Earlier this season, Cersei demonstrated her royal power to Littlefinger by almost getting her guards to kill him and chillingly explaining that in Westeros “power is power.” But this episode provides a counterpoint to that, in multiple cases where brute force is shown as merely a part of the picture, and actually a flawed instrument.
Of all the characters we dealt with this week, Tyrion has the most power because he is able to figure out where to put people. In a fantastic bit of plotting, Tyrion designs a test to figure out which of King’s Landings power players has been betraying Hand after Hand. He tells a different version of the same story to Varys, Littlefinger and Pycelle, and waits to see which version gets back to the Queen. He puts each man in a position to demonstrate his loyalty, and then holds the power of information. Tyrion may be a little man, as Varys points out, but he casts a big shadow.
As for Kingly power, we have Renly Baratheon, he of the charisma and loyalty, who has a huge army, a beautiful young wife, and absolutely no power. In a development that was hinted at in the books, Renly is incapable of fulfilling his Kingly duties with Margaery due to the fact that she’s not her brother. It leads to a really awkward scene where Margaery offers to call her brother in to help Renly, um, get started, and Renly looks like a terrified child. In this scene, one of them may be a King and the other his “virginal” queen, but the power lies in ritual, belief, and the common man.
Arya becomes another victim of power when King Joffrey’s troops arrive, looking for Gendry, and tear apart the not-so-merry band of misfits with whom she was traveling. But power, once again, is deceptive, and brute force is only half the battle. When the troops ask for Gendry, Arya convinces them that he is already dead. Though she ends the episode a prisoner, she has set in motion events that none of them can fully understand. That is power, of a different sort, of a sort that Cersei and Joffrey seem incapable of understanding.

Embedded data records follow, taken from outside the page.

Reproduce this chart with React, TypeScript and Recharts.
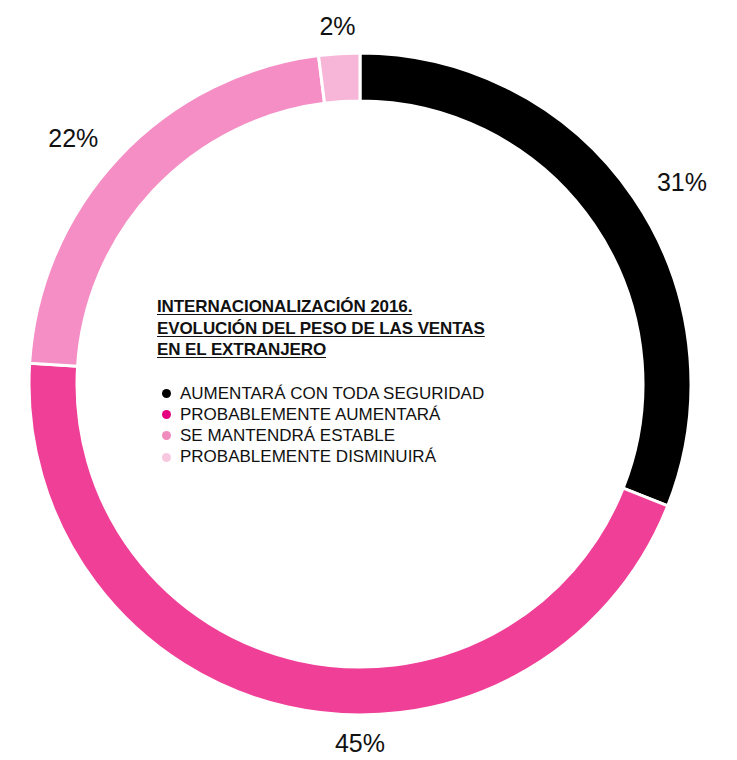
import { Cell, Pie, PieChart } from "recharts";

const categories = [
  "AUMENTARÁ CON TODA SEGURIDAD",
  "PROBABLEMENTE AUMENTARÁ",
  "SE MANTENDRÁ ESTABLE",
  "PROBABLEMENTE DISMINUIRÁ",
];
const values = [31, 45, 22, 2];
const sliceColors = ["#000000", "#EF3F97", "#F48EC4", "#F7B5D8"];
const legendColors = ["#000000", "#E5007D", "#F08BBE", "#F8C8E0"];
const titleLines = [
  "INTERNACIONALIZACIÓN 2016.",
  "EVOLUCIÓN DEL PESO DE LAS VENTAS",
  "EN EL EXTRANJERO",
];

const data = categories.map((name, i) => ({ name, value: values[i] }));

const RADIAN = Math.PI / 180;

function renderLabel(props: any) {
  const { cx, cy, midAngle, outerRadius, value } = props;
  let angle = midAngle;
  // bottom label sits centred under the ring
  if (Math.abs(angle + 90) < 15) angle = -90;
  const r = outerRadius + 28;
  const cos = Math.cos(-angle * RADIAN);
  const x = cx + r * cos;
  const y = cy + r * Math.sin(-angle * RADIAN);
  const anchor = cos > 0.3 ? "start" : cos < -0.3 ? "end" : "middle";
  return (
    <text
      x={x}
      y={y}
      textAnchor={anchor}
      dominantBaseline="central"
      fill="#111"
      fontSize={25}
      fontFamily="Liberation Sans, Arial, sans-serif"
    >
      {value}%
    </text>
  );
}

export default function App() {
  return (
    <div style={{ position: "absolute", left: 0, top: 0, width: 737, height: 760, background: "#fff" }}>
      <PieChart width={737} height={760} margin={{ top: 0, right: 0, bottom: 0, left: 0 }}>
        <Pie
          data={data}
          dataKey="value"
          cx={360}
          cy={384}
          innerRadius={283}
          outerRadius={331}
          startAngle={90}
          endAngle={-270}
          stroke="#fff"
          strokeWidth={3}
          label={renderLabel}
          labelLine={false}
          isAnimationActive={false}
        >
          {data.map((entry, index) => (
            <Cell key={`cell-${index}`} fill={sliceColors[index]} />
          ))}
        </Pie>
      </PieChart>
      <div
        style={{
          position: "absolute",
          left: 157,
          top: 296,
          fontFamily: "Liberation Sans, Arial, sans-serif",
          color: "#111",
        }}
      >
        {titleLines.map((line) => (
          <div
            key={line}
            style={{
              fontWeight: "bold",
              fontSize: 17,
              lineHeight: "21.5px",
              letterSpacing: -0.1,
              textDecoration: "underline",
              textUnderlineOffset: 2,
            }}
          >
            {line}
          </div>
        ))}
        <div style={{ height: 22 }} />
        {categories.map((name, i) => (
          <div
            key={name}
            style={{ display: "flex", alignItems: "center", fontSize: 17, lineHeight: "21.3px", letterSpacing: 0 }}
          >
            <span
              style={{
                display: "inline-block",
                width: 9,
                height: 9,
                borderRadius: "50%",
                background: legendColors[i],
                marginLeft: 5,
                marginRight: 9,
              }}
            />
            {name}
          </div>
        ))}
      </div>
    </div>
  );
}
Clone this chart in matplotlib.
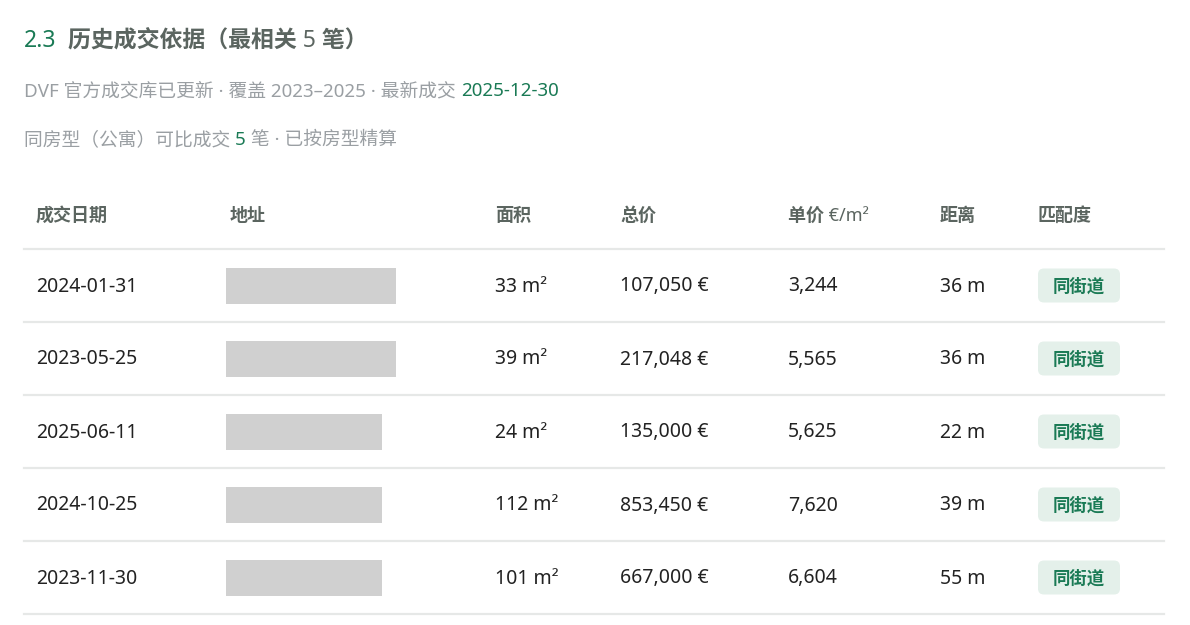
import matplotlib
matplotlib.use("Agg")
import matplotlib.pyplot as plt
from matplotlib.patches import FancyBboxPatch, Rectangle

plt.rcParams['font.family'] = ['Noto Sans', 'Noto Sans CJK SC', 'DejaVu Sans']

headers = ["成交日期", "地址", "面积", "总价", "单价 €/m²", "距离", "匹配度"]
dates = ["2024-01-31", "2023-05-25", "2025-06-11", "2024-10-25", "2023-11-30"]
addr_widths = [170, 170, 156, 156, 156]
areas = ["33 m²", "39 m²", "24 m²", "112 m²", "101 m²"]
prices = ["107,050 €", "217,048 €", "135,000 €", "853,450 €", "667,000 €"]
unit_prices = ["3,244", "5,565", "5,625", "7,620", "6,604"]
distances = ["36 m", "36 m", "22 m", "39 m", "55 m"]
matches = ["同街道"] * 5

W, H = 1190, 625
fig = plt.figure(figsize=(11.9, 6.25), dpi=100)
ax = fig.add_axes([0, 0, 1, 1])
ax.set_xlim(0, W); ax.set_ylim(H, 0); ax.axis('off')
fig.canvas.draw()
r = fig.canvas.get_renderer()

GREEN = "#1a7a55"; GREY = "#9a9fa3"; HEAD = "#5b6560"; DARK = "#222222"

def seq(x, y, parts, size):
    for txt, col, w in parts:
        t = ax.text(x, y, txt, color=col, fontsize=size, fontweight=w, va='center', ha='left')
        bb = t.get_window_extent(r)
        x += bb.width
    return x

seq(24, 41, [("2.3", GREEN, 'bold'), ("  历史成交依据（最相关 5 笔）", HEAD, 'bold')], 16.5)
seq(24, 91, [("DVF 官方成交库已更新 · 覆盖 2023–2025 · 最新成交 ", GREY, 'normal'),
             ("2025-12-30", GREEN, 'bold')], 13.5)
seq(24, 140, [("同房型（公寓）可比成交 ", GREY, 'normal'), ("5", GREEN, 'bold'),
              (" 笔 · 已按房型精算", GREY, 'normal')], 13.5)

cols = [36, 230, 495, 620, 788, 940, 1038]
for c, h in zip(cols, headers):
    ax.text(c, 216, h, color=HEAD, fontsize=13, fontweight='bold', va='center')

lines = [249, 322, 395, 468, 541, 614]
for y in lines:
    ax.plot([24, 1164], [y, y], color="#e6e8e7", lw=1.6)

for i in range(5):
    yc = (lines[i] + lines[i + 1]) / 2
    ax.text(cols[0], yc + 1, dates[i], color=DARK, fontsize=14, va='center')
    ax.add_patch(Rectangle((226, yc - 18), addr_widths[i], 36, color="#d0d0d0", lw=0))
    ax.text(cols[2], yc + 1, areas[i], color=DARK, fontsize=14, va='center')
    ax.text(cols[3], yc + 1, prices[i], color=DARK, fontsize=14, va='center')
    ax.text(cols[4], yc + 1, unit_prices[i], color=DARK, fontsize=14, va='center')
    ax.text(cols[5], yc + 1, distances[i], color=DARK, fontsize=14, va='center')
    ax.add_patch(FancyBboxPatch((1038, yc - 17), 82, 34, boxstyle="round,pad=0,rounding_size=6",
                                color="#e4f0ea", lw=0))
    ax.text(1079, yc + 1, matches[i], color=GREEN, fontsize=12.5, fontweight='bold', va='center', ha='center')

fig.savefig("out.png", dpi=100, facecolor="white")
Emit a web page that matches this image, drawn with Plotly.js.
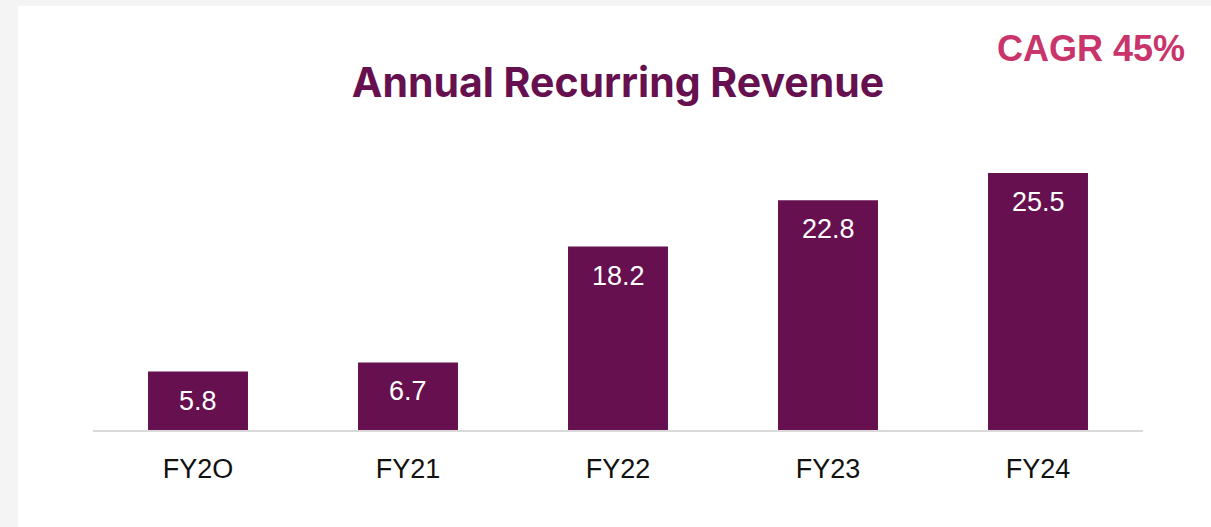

And then we have Theon, trapped in a terrifying intersection of brute force, religion, and kingly right, the perfect amalgamation of Varys’ riddle. Theon is, undoubtedly, kind of a tool. Watching him burn his letter to Robb, the last remnant of his loyalty to the Starks, should cause a groundswell of hatred toward Greyjoy. But he, more than any other character, is powerless, even without Arya’s chains or Tyrion’s constant threat of treachery. He is the victim of circumstances that cast him first from his father and then back to his father. In Varys’ riddle, he’s none of the power players – he’s the unfortunate sell sword. And though it may make him rich, or bring him to the kingdom of heaven, or earn him the King’s loyalty, that doesn’t change the fact that he is subject to the whims of the powerful.
It’s one of the greatest strengths of the series that it doesn’t conform to traditional definitions of morality or power. And in an episode like this, where that subtext becomes text, the question of the series becomes not who is the king, the priest and the rich man, but who is pulling the strings behind the scenes?
STRAY OBSERVATIONS
- No Jamie, Danaerys, Robb, or Stannis this week.